A0228
Title: DTH: A nonparametric test for homogeneity of multivariate dispersions
Authors: Asmita Roy - Johns Hopkins University (United States) [presenting]
Glen Satten - Emory University (United States)
Ni Zhao - Johns Hopkins University (United States)
Abstract: Testing homogeneity across groups in multivariate data is an important scientific question in its own right, as well as an auxiliary step in verifying the assumptions of ANOVA. Existing methods either construct test statistics based on the distance of each observation from the group center or on the mean of pairwise dissimilarities among observations in a group. Both approaches can fail when the mean within-group distance is similar across groups, but the distribution of the within-group distances is different.
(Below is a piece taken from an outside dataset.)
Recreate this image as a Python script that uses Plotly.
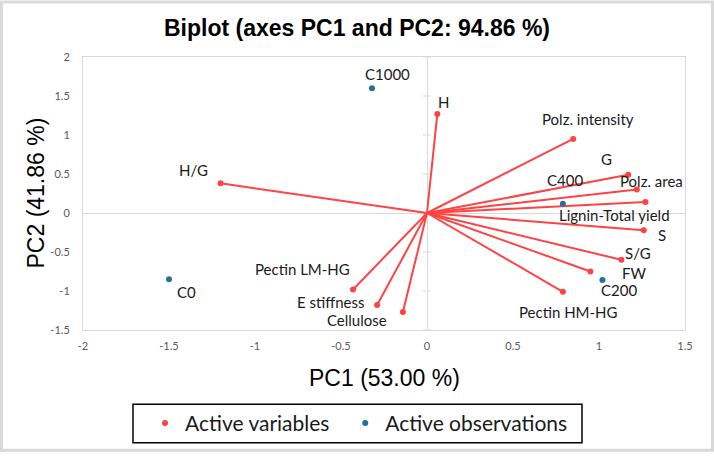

This is a pertinent question in high-dimensional microbiome data, where outliers and overdispersion can distort the performance of a mean-dissimilarity-based test. The non-parametric distance-based test for homogeneity(DTH) is introduced, which measures dissimilarity between groups by comparing the empirical distribution of within-group dissimilarities using a combination of the Kolmogorov-Smirnov and Wasserstein distances. For more than two groups, pairwise group tests are combined using a permutation-based p-value. Through simulations, it is shown that the method has higher power than existing tests for homogeneity in certain situations and comparable power in other situations. A simple framework is also provided for extending the test to a continuous covariate.